SHORT TASK ▸ Reproduce each line of the material exactly, minus any picture.

DATASET EXTRACT ▸

____________

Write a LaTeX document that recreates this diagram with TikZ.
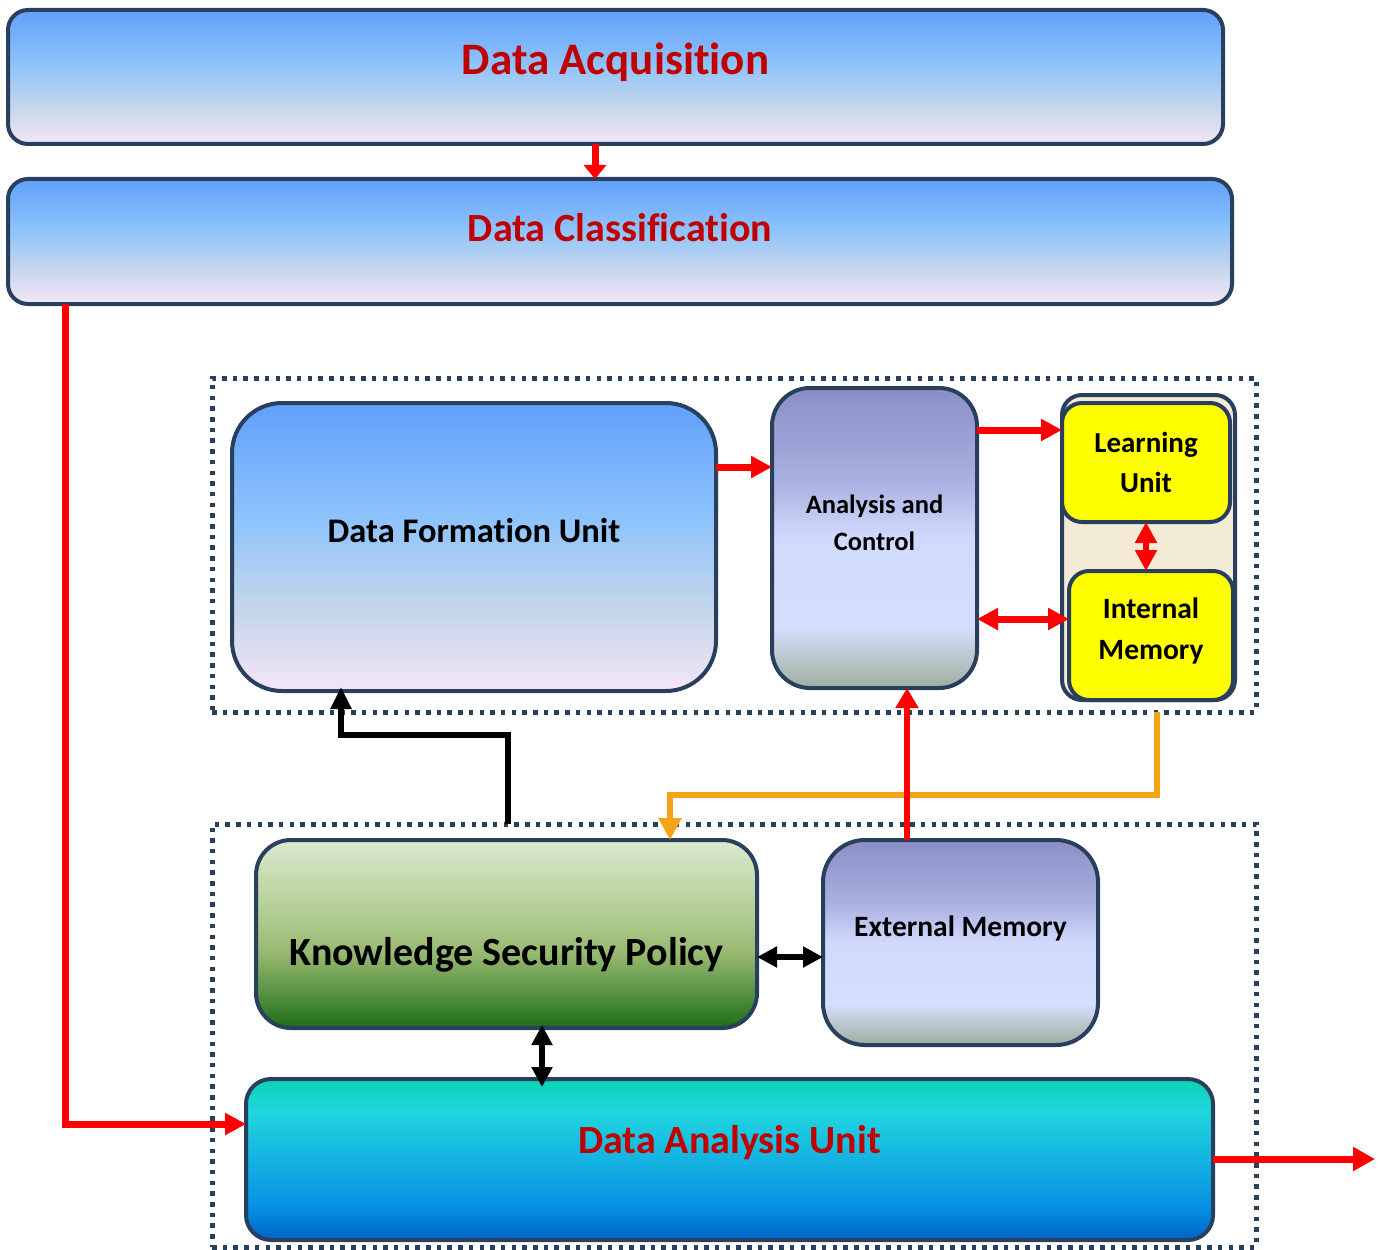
\documentclass[tikz,border=0pt]{standalone}
\usepackage{fontspec}
\setmainfont{Carlito}[Ligatures=NoCommon]
\usetikzlibrary{arrows.meta,calc}
\definecolor{navy}{HTML}{283F5E}
\definecolor{dred}{HTML}{C00000}
\definecolor{ared}{HTML}{FF0000}
\definecolor{aorange}{HTML}{F5A41A}
\definecolor{ybox}{HTML}{FFFF00}
\definecolor{beige}{HTML}{F3EBD6}
\definecolor{bA}{HTML}{F3E6F6}\definecolor{bB}{HTML}{C6D6EB}\definecolor{bC}{HTML}{8DC3FB}\definecolor{bD}{HTML}{60A0FA}
\definecolor{pA}{HTML}{9CAFA0}\definecolor{pB}{HTML}{C3CDDA}\definecolor{pC}{HTML}{D4DFFD}\definecolor{pD}{HTML}{D0DAFC}\definecolor{pE}{HTML}{A9AFDF}\definecolor{pF}{HTML}{8A8FC7}
\definecolor{gA}{HTML}{1D6B18}\definecolor{gB}{HTML}{5B9445}\definecolor{gC}{HTML}{97B970}\definecolor{gD}{HTML}{B7D099}\definecolor{gE}{HTML}{DCE9CF}
\definecolor{tA}{HTML}{0062C4}\definecolor{tB}{HTML}{0690E3}\definecolor{tC}{HTML}{14B3E1}\definecolor{tD}{HTML}{20D6DE}\definecolor{tE}{HTML}{0CD2B5}
\pgfdeclareverticalshading{bluesh}{100bp}{color(0bp)=(bA); color(25bp)=(bA); color(39bp)=(bB); color(55bp)=(bC); color(75bp)=(bD); color(100bp)=(bD)}
\pgfdeclareverticalshading{purpsh}{100bp}{color(0bp)=(pA); color(25bp)=(pA); color(31.5bp)=(pB); color(35bp)=(pC); color(50bp)=(pD); color(60bp)=(pE); color(75bp)=(pF); color(100bp)=(pF)}
\pgfdeclareverticalshading{greensh}{100bp}{color(0bp)=(gA); color(25bp)=(gA); color(35bp)=(gB); color(45bp)=(gC); color(57.5bp)=(gD); color(75bp)=(gE); color(100bp)=(gE)}
\pgfdeclareverticalshading{tealsh}{100bp}{color(0bp)=(tA); color(25bp)=(tA); color(35bp)=(tB); color(50bp)=(tC); color(65bp)=(tD); color(75bp)=(tE); color(100bp)=(tE)}
\begin{document}
\begin{tikzpicture}[x=1pt,y=-1pt,
  box/.style={draw=navy, line width=4pt, inner sep=0pt, outer sep=0pt, anchor=north west},
  group/.style={draw=navy, line width=5pt, dash pattern=on 4.5pt off 6.2pt, inner sep=0pt, outer sep=0pt, anchor=north west},
  ttl/.style={font=\fontsize{#1}{#1}\selectfont\bfseries, text=dred},
  lbl/.style={font=\fontsize{#1}{#1}\selectfont\bfseries, text=black, align=center},
  redarr/.style={draw=ared, line width=7pt, -{Triangle[length=21pt,width=21pt]}},
  redarrs/.style={draw=ared, line width=7pt, {Triangle[length=21pt,width=21pt]}-{Triangle[length=21pt,width=21pt]}},
  blkarr/.style={draw=black, line width=6pt, -{Triangle[length=22pt,width=20pt]}},
  blkarrs/.style={draw=black, line width=6pt, {Triangle[length=20pt,width=20pt]}-{Triangle[length=20pt,width=20pt]}},
  orarr/.style={draw=aorange, line width=6pt, -{Triangle[length=22pt,width=22pt]}}
]
\useasboundingbox (0,0) rectangle (1380,1249);

% groups
\node[group, minimum width=1044pt, minimum height=334pt] (g1) at (212,378) {};
\node[group, minimum width=1044pt, minimum height=423pt] (g2) at (212,824) {};

% top boxes
\node[box, rounded corners=20pt, shading=bluesh, minimum width=1215pt, minimum height=134pt,
  label={[ttl=45, yshift=15pt]center:Data Acquisition}] (da) at (8,10) {};
\node[box, rounded corners=20pt, shading=bluesh, minimum width=1224pt, minimum height=125pt,
  label={[ttl=40, yshift=14pt]center:Data Classification}] (dc) at (8,179) {};

% upper group
\node[box, rounded corners=50pt, shading=bluesh, minimum width=484pt, minimum height=288pt,
  label={[lbl=34.5, yshift=16pt]center:Data Formation Unit}] (dfu) at (232,403) {};
\node[box, rounded corners=38pt, shading=purpsh, minimum width=205pt, minimum height=300pt,
  label={[lbl=26.5, yshift=15pt, font=\fontsize{26.5}{37}\selectfont\bfseries]center:Analysis and\\Control}] (ac) at (772,388) {};
\node[box, rounded corners=20pt, fill=beige, minimum width=173pt, minimum height=305pt] (ct) at (1062,395) {};
\node[box, rounded corners=20pt, fill=ybox, minimum width=168pt, minimum height=119pt,
  label={[lbl=29, font=\fontsize{29}{40}\selectfont\bfseries]center:Learning\\Unit}] (lu) at (1062,403) {};
\node[box, rounded corners=20pt, fill=ybox, minimum width=164pt, minimum height=129pt,
  label={[lbl=29.5, yshift=5pt, font=\fontsize{29.5}{41}\selectfont\bfseries]center:Internal\\Memory}] (im) at (1069,571) {};

% lower group
\node[box, rounded corners=35pt, shading=greensh, minimum width=501pt, minimum height=188pt,
  label={[lbl=40, yshift=-21pt]center:Knowledge Security Policy}] (ksp) at (256,840) {};
\node[box, rounded corners=42pt, shading=purpsh, minimum width=275pt, minimum height=205pt,
  label={[lbl=29.5, yshift=14pt]center:External Memory}] (em) at (823,840) {};
\node[box, rounded corners=25pt, shading=tealsh, minimum width=967pt, minimum height=161pt,
  label={[ttl=40, yshift=17pt]center:Data Analysis Unit}] (dau) at (246,1079) {};

% helper coordinates
\coordinate (p1) at (595,0);
\coordinate (p2) at (65,1124);
\coordinate (p3) at (0,467);
\coordinate (p4) at (0,430);
\coordinate (p5) at (0,619);
\coordinate (p6) at (1146,0);
\coordinate (p7) at (907,0);
\coordinate (p8) at (508,0);
\coordinate (q) at (341,735);
\coordinate (p10) at (1157,0);
\coordinate (r) at (670,795);
\coordinate (p11) at (0,957);
\coordinate (p12) at (542,0);
\coordinate (p13) at (1375,1159);

% connectors
\draw[redarr, -{Triangle[length=14pt,width=22pt]}] (da.south -| p1) -- (dc.north -| p1);
\draw[redarr] (dc.south -| p2) |- (dau.west |- p2);
\draw[redarr] (dfu.east |- p3) -- (ac.west |- p3);
\draw[redarr] (ac.east |- p4) -- (lu.west |- p4);
\draw[redarrs] (ac.east |- p5) -- (im.west |- p5);
\draw[redarrs, line width=6pt] (lu.south -| p6) -- (im.north -| p6);
\draw[blkarr] (g2.north -| p8) |- (q) -- ([yshift=4pt]dfu.south -| q);
\draw[orarr] (g1.south -| p10) |- (r) -- (ksp.north -| r);
\draw[redarr, line width=6pt, -{Triangle[length=20pt,width=22pt]}] (em.north -| p7) -- (ac.south -| p7);
\draw[blkarrs] (ksp.east |- p11) -- (em.west |- p11);
\draw[blkarrs] ([yshift=3pt]ksp.south -| p12) -- ([yshift=-8pt]dau.north -| p12);
\draw[redarr, -{Triangle[length=22pt,width=23pt]}] (dau.east |- p13) -- (p13);
\end{tikzpicture}
\end{document}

____________

TASK RESULT ▸
Write a LaTeX document that recreates this diagram with TikZ.
\documentclass[tikz,border=0pt]{standalone}
\usepackage{fontspec}
\setmainfont{Carlito}[Ligatures=NoCommon]
\usetikzlibrary{arrows.meta,calc}
\definecolor{navy}{HTML}{283F5E}
\definecolor{dred}{HTML}{C00000}
\definecolor{ared}{HTML}{FF0000}
\definecolor{aorange}{HTML}{F5A41A}
\definecolor{ybox}{HTML}{FFFF00}
\definecolor{beige}{HTML}{F3EBD6}
\definecolor{bA}{HTML}{F3E6F6}\definecolor{bB}{HTML}{C6D6EB}\definecolor{bC}{HTML}{8DC3FB}\definecolor{bD}{HTML}{60A0FA}
\definecolor{pA}{HTML}{9CAFA0}\definecolor{pB}{HTML}{C3CDDA}\definecolor{pC}{HTML}{D4DFFD}\definecolor{pD}{HTML}{D0DAFC}\definecolor{pE}{HTML}{A9AFDF}\definecolor{pF}{HTML}{8A8FC7}
\definecolor{gA}{HTML}{1D6B18}\definecolor{gB}{HTML}{5B9445}\definecolor{gC}{HTML}{97B970}\definecolor{gD}{HTML}{B7D099}\definecolor{gE}{HTML}{DCE9CF}
\definecolor{tA}{HTML}{0062C4}\definecolor{tB}{HTML}{0690E3}\definecolor{tC}{HTML}{14B3E1}\definecolor{tD}{HTML}{20D6DE}\definecolor{tE}{HTML}{0CD2B5}
\pgfdeclareverticalshading{bluesh}{100bp}{color(0bp)=(bA); color(25bp)=(bA); color(39bp)=(bB); color(55bp)=(bC); color(75bp)=(bD); color(100bp)=(bD)}
\pgfdeclareverticalshading{purpsh}{100bp}{color(0bp)=(pA); color(25bp)=(pA); color(31.5bp)=(pB); color(35bp)=(pC); color(50bp)=(pD); color(60bp)=(pE); color(75bp)=(pF); color(100bp)=(pF)}
\pgfdeclareverticalshading{greensh}{100bp}{color(0bp)=(gA); color(25bp)=(gA); color(35bp)=(gB); color(45bp)=(gC); color(57.5bp)=(gD); color(75bp)=(gE); color(100bp)=(gE)}
\pgfdeclareverticalshading{tealsh}{100bp}{color(0bp)=(tA); color(25bp)=(tA); color(35bp)=(tB); color(50bp)=(tC); color(65bp)=(tD); color(75bp)=(tE); color(100bp)=(tE)}
\begin{document}
\begin{tikzpicture}[x=1pt,y=-1pt,
  box/.style={draw=navy, line width=4pt, inner sep=0pt, outer sep=0pt, anchor=north west},
  group/.style={draw=navy, line width=5pt, dash pattern=on 4.5pt off 6.2pt, inner sep=0pt, outer sep=0pt, anchor=north west},
  ttl/.style={font=\fontsize{#1}{#1}\selectfont\bfseries, text=dred},
  lbl/.style={font=\fontsize{#1}{#1}\selectfont\bfseries, text=black, align=center},
  redarr/.style={draw=ared, line width=7pt, -{Triangle[length=21pt,width=21pt]}},
  redarrs/.style={draw=ared, line width=7pt, {Triangle[length=21pt,width=21pt]}-{Triangle[length=21pt,width=21pt]}},
  blkarr/.style={draw=black, line width=6pt, -{Triangle[length=22pt,width=20pt]}},
  blkarrs/.style={draw=black, line width=6pt, {Triangle[length=20pt,width=20pt]}-{Triangle[length=20pt,width=20pt]}},
  orarr/.style={draw=aorange, line width=6pt, -{Triangle[length=22pt,width=22pt]}}
]
\useasboundingbox (0,0) rectangle (1380,1249);

% groups
\node[group, minimum width=1044pt, minimum height=334pt] (g1) at (212,378) {};
\node[group, minimum width=1044pt, minimum height=423pt] (g2) at (212,824) {};

% top boxes
\node[box, rounded corners=20pt, shading=bluesh, minimum width=1215pt, minimum height=134pt,
  label={[ttl=45, yshift=15pt]center:Data Acquisition}] (da) at (8,10) {};
\node[box, rounded corners=20pt, shading=bluesh, minimum width=1224pt, minimum height=125pt,
  label={[ttl=40, yshift=14pt]center:Data Classification}] (dc) at (8,179) {};

% upper group
\node[box, rounded corners=50pt, shading=bluesh, minimum width=484pt, minimum height=288pt,
  label={[lbl=34.5, yshift=16pt]center:Data Formation Unit}] (dfu) at (232,403) {};
\node[box, rounded corners=38pt, shading=purpsh, minimum width=205pt, minimum height=300pt,
  label={[lbl=26.5, yshift=15pt, font=\fontsize{26.5}{37}\selectfont\bfseries]center:Analysis and\\Control}] (ac) at (772,388) {};
\node[box, rounded corners=20pt, fill=beige, minimum width=173pt, minimum height=305pt] (ct) at (1062,395) {};
\node[box, rounded corners=20pt, fill=ybox, minimum width=168pt, minimum height=119pt,
  label={[lbl=29, font=\fontsize{29}{40}\selectfont\bfseries]center:Learning\\Unit}] (lu) at (1062,403) {};
\node[box, rounded corners=20pt, fill=ybox, minimum width=164pt, minimum height=129pt,
  label={[lbl=29.5, yshift=5pt, font=\fontsize{29.5}{41}\selectfont\bfseries]center:Internal\\Memory}] (im) at (1069,571) {};

% lower group
\node[box, rounded corners=35pt, shading=greensh, minimum width=501pt, minimum height=188pt,
  label={[lbl=40, yshift=-21pt]center:Knowledge Security Policy}] (ksp) at (256,840) {};
\node[box, rounded corners=42pt, shading=purpsh, minimum width=275pt, minimum height=205pt,
  label={[lbl=29.5, yshift=14pt]center:External Memory}] (em) at (823,840) {};
\node[box, rounded corners=25pt, shading=tealsh, minimum width=967pt, minimum height=161pt,
  label={[ttl=40, yshift=17pt]center:Data Analysis Unit}] (dau) at (246,1079) {};

% helper coordinates
\coordinate (p1) at (595,0);
\coordinate (p2) at (65,1124);
\coordinate (p3) at (0,467);
\coordinate (p4) at (0,430);
\coordinate (p5) at (0,619);
\coordinate (p6) at (1146,0);
\coordinate (p7) at (907,0);
\coordinate (p8) at (508,0);
\coordinate (q) at (341,735);
\coordinate (p10) at (1157,0);
\coordinate (r) at (670,795);
\coordinate (p11) at (0,957);
\coordinate (p12) at (542,0);
\coordinate (p13) at (1375,1159);

% connectors
\draw[redarr, -{Triangle[length=14pt,width=22pt]}] (da.south -| p1) -- (dc.north -| p1);
\draw[redarr] (dc.south -| p2) |- (dau.west |- p2);
\draw[redarr] (dfu.east |- p3) -- (ac.west |- p3);
\draw[redarr] (ac.east |- p4) -- (lu.west |- p4);
\draw[redarrs] (ac.east |- p5) -- (im.west |- p5);
\draw[redarrs, line width=6pt] (lu.south -| p6) -- (im.north -| p6);
\draw[blkarr] (g2.north -| p8) |- (q) -- ([yshift=4pt]dfu.south -| q);
\draw[orarr] (g1.south -| p10) |- (r) -- (ksp.north -| r);
\draw[redarr, line width=6pt, -{Triangle[length=20pt,width=22pt]}] (em.north -| p7) -- (ac.south -| p7);
\draw[blkarrs] (ksp.east |- p11) -- (em.west |- p11);
\draw[blkarrs] ([yshift=3pt]ksp.south -| p12) -- ([yshift=-8pt]dau.north -| p12);
\draw[redarr, -{Triangle[length=22pt,width=23pt]}] (dau.east |- p13) -- (p13);
\end{tikzpicture}
\end{document}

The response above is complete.